### Records for the exercise
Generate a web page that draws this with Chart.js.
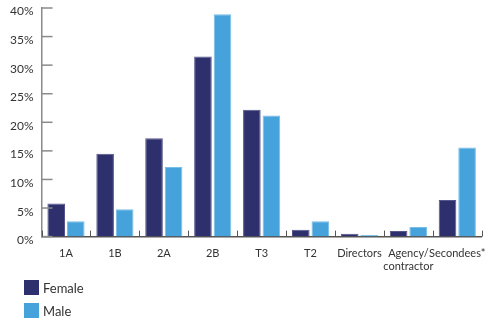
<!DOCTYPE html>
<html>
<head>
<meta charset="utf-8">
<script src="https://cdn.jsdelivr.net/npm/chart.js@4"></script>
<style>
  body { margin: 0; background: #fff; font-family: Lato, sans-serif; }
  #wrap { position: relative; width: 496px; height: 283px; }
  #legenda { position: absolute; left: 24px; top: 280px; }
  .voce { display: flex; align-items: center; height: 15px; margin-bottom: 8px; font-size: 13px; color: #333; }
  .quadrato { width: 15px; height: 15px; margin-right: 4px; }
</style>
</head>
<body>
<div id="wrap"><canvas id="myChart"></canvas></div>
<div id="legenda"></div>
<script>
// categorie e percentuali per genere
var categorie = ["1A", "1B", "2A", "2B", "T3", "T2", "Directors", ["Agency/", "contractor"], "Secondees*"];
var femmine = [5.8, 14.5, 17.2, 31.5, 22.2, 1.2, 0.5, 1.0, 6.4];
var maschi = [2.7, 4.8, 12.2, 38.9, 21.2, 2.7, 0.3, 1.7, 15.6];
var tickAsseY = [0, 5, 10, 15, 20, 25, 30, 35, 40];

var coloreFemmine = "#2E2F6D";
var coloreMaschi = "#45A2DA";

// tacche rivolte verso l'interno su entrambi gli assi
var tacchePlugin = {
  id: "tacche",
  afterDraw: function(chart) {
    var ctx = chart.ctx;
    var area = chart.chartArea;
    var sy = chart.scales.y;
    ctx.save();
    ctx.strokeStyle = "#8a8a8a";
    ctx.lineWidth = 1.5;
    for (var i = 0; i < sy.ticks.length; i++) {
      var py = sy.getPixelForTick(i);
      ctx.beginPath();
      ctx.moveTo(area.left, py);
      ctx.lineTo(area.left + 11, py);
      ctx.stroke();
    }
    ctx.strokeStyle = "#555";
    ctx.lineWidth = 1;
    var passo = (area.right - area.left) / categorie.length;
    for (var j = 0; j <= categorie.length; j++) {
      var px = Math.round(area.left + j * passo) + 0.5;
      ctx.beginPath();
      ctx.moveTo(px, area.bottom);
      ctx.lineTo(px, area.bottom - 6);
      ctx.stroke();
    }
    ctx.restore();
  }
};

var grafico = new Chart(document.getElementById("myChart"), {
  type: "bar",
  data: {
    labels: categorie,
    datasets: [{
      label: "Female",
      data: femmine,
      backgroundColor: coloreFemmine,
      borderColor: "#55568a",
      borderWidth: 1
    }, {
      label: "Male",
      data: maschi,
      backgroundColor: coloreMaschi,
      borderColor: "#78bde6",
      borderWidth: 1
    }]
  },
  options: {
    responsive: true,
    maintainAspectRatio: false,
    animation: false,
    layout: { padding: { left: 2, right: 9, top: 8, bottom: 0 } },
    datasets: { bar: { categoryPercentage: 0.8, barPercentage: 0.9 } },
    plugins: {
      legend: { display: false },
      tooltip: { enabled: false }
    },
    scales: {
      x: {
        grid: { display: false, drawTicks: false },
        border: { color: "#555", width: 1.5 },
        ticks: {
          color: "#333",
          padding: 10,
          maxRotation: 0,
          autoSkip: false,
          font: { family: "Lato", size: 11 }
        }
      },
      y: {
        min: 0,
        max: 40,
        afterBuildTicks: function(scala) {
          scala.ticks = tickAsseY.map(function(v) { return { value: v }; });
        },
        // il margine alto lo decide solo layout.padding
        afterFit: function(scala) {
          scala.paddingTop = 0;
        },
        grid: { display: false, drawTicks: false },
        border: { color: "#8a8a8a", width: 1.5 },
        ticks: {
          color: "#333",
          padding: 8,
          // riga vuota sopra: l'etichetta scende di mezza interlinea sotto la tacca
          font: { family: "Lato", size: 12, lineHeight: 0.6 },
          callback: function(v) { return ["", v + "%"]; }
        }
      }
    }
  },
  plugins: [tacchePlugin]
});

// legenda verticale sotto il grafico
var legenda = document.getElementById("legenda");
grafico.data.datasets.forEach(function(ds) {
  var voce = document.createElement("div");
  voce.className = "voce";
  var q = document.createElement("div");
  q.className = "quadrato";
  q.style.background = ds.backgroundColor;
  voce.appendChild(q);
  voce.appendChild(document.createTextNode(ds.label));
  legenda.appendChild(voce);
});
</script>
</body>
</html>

...

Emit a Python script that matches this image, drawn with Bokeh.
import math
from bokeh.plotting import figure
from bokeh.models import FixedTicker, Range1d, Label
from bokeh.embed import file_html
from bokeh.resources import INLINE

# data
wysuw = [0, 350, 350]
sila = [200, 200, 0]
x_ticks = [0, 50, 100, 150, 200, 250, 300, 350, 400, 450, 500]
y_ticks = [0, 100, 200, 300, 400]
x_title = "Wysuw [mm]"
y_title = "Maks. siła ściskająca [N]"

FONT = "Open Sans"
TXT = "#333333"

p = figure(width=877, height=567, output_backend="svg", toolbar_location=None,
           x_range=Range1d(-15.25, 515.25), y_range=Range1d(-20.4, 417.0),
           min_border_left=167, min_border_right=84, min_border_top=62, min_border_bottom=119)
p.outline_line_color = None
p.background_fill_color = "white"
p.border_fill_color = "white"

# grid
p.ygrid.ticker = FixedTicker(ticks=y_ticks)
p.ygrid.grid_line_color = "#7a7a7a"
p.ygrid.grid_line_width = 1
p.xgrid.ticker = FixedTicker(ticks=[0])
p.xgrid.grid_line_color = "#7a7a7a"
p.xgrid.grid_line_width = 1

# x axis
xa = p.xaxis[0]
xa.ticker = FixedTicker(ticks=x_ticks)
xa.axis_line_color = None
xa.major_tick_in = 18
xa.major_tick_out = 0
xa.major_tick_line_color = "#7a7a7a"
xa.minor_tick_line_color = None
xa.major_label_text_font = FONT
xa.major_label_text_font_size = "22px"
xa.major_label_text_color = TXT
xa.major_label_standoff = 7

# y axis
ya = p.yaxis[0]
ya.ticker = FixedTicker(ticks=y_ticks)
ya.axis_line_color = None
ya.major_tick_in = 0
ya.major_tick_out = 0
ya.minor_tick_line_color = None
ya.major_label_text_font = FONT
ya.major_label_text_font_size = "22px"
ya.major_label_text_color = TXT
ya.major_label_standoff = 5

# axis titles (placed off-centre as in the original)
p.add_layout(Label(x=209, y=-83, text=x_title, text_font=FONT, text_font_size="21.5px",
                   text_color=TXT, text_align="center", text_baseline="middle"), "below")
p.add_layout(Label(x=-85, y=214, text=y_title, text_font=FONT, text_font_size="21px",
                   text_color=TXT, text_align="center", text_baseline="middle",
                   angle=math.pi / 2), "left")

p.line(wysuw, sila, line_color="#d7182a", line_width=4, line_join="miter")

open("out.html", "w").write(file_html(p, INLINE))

### Task goal
Return the lines from the line with "Emit a Python" through the line with "from bokeh.resources import INLINE", inclusive, exactly as they stand, and nothing else.

### Written solution
Emit a Python script that matches this image, drawn with Bokeh.
import math
from bokeh.plotting import figure
from bokeh.models import FixedTicker, Range1d, Label
from bokeh.embed import file_html
from bokeh.resources import INLINE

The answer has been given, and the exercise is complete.